The same consideration is not given to a DV victim in a marriage — a wife. There is a legal loophole that the abuser has calculated to his advantage.  Police will not be worth the 911 call. The abuser will cover his tracks immediately, and no-one, including legal counsel will bother to address the seriousness of the crimes.  A wife becomes “marital property.” The cops and lawyers don’t want to admit that they won’t, can’t, don’t care to address the seriousness of the abuse.

For a majority of the population, it seems to be easier to address a physical illness than it is a mental or behavioral epidemic — abuse.  “Bullying” is the new catch phrase used to describe the problem rampant in schools.    I’ve even heard the dismissive comment “he knows how to push your buttons” — all in denial that vebal attacks as well as financial, sexual — all fit under the term ABUSE.   

“Unfortunately, rather than being a safe haven, the home remains one of the most dangerous places for many of our citizens,” says Attorney General Jim Hood from Mississippi.   

I’ve experienced the CONtrol from an abusive relationship first hand.  It was classic abuse — cooercive, conning, cunning.   In my case, I wasn’t even safe at work.

Love has no list.

1 Corinthians 13:4–8a
Love is patient, love is kind and is not jealous; love does not brag and is not arrogant, does not act unbecomingly; it does not seek its own, is not provoked, does not take into account a wrong suffered, does not rejoice in unrighteousness, but rejoices with the truth; bears all things, believes all things, hopes all things, endures all things. Love never fails.

Humane vs Human Society

May 2011, I adopted an orange tabby cat from the Humane Society.  My new tabby was chosen for his circumstance, name (eventually changed), color and researched disposition.  I  needed a new companion that wouldn’t “bark at me” morning, afternoon, night! Or pounce me . . . and hurt me.  When I brought my new companion home in a cardboard box, I already had his safe place chosen.   There were lots of boxes to explore, things to jump on, but more importantly, there were places he could hide and feel safe.    My new furry friend was gaining freedom. He needed to learn to trust again.   We had allot in common.

 

I had been trying to find respite out of town from the DV spouse. Upon returning, my employee noticed two weeks in a row, that the cat had relieved himself week #1  carpet, week #2 the couch.  “Someone” closed the basement door.  We quickly put 2+2 together to realize that he was purposely kept from using the litter box.  Of course, I left it open for him to access his food, drink, and litter box.

Always receiving concern and compassion from patrons at work, one lesson night I mentioned to a 15 year old student that my cat had been denied access to his litter box.  In a split second, he remarked “that’s animal cruelty!” .   I agreed, but mentioned that my elderly mother had been locked out of the household bathroom for months, and — NO ONE — seemed to question that action. Concern for a cat overshadowed the bizarre treatment of an 82 year old woman.

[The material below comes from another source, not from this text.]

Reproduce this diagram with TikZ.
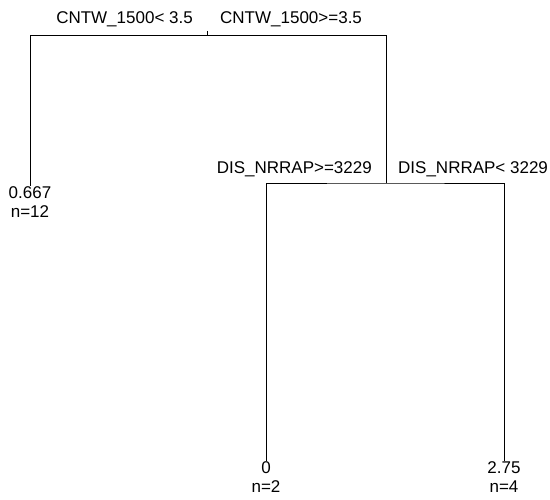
\documentclass[tikz,border=0pt]{standalone}
\usepackage{fontspec}
\setmainfont{Liberation Sans}
\begin{document}
\begin{tikzpicture}[x=1pt,y=-1pt,
  lbl/.style={inner sep=0pt, font=\fontsize{17}{19}\selectfont},
  leaf/.style={lbl, align=center, anchor=north},
  edge/.style={line width=0.9pt, black}]
\useasboundingbox (0,0) rectangle (550,500);
\coordinate (root) at (207,31);
\coordinate (rootbar) at (207,35);
\coordinate (s1) at (386,183);
\node[leaf] (l1) at (30,186) {0.667\\n=12};
\node[leaf] (l2) at (266,461) {0\\n=2};
\node[leaf] (l3) at (504,461) {2.75\\n=4};
\draw[edge] (root) -- (rootbar);
\draw[edge] (l1.north) -- (l1.north |- rootbar) -- (s1 |- rootbar) -- (s1);
\draw[edge] (l2.north) |- (s1) -| (l3.north);
\node[lbl, anchor=base east] (c1l) at (193,24) {CNTW\_1500< 3.5};
\node[lbl, anchor=base west] (c1r) at (220,24) {CNTW\_1500>=3.5};
\node[lbl, anchor=base east] (c2l) at (372,174) {DIS\_NRRAP>=3229};
\node[lbl, anchor=base west] (c2r) at (398,174) {DIS\_NRRAP< 3229};
\end{tikzpicture}
\end{document}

The emotional, mental, financial and physical abuse I endured for years — severely in the last two years — was minimized, overlooked.     Even all the provable and documented offenses have been dismissed by legal counsel — some of which were perpetrated by the neighboring, vindictive defendant’s counsel.  I was able to evacuate my home physically unharmed, cat in bag, employee got in his father’s car.   But such extreme dichotomy of response is incomprehensible.

When I made my final evacuation, I removed the brass headstone that marked the burial plot for my beloved buddy Leo, artist model.   I can anticipate many years with my new companion, Carmel, the comfort cat.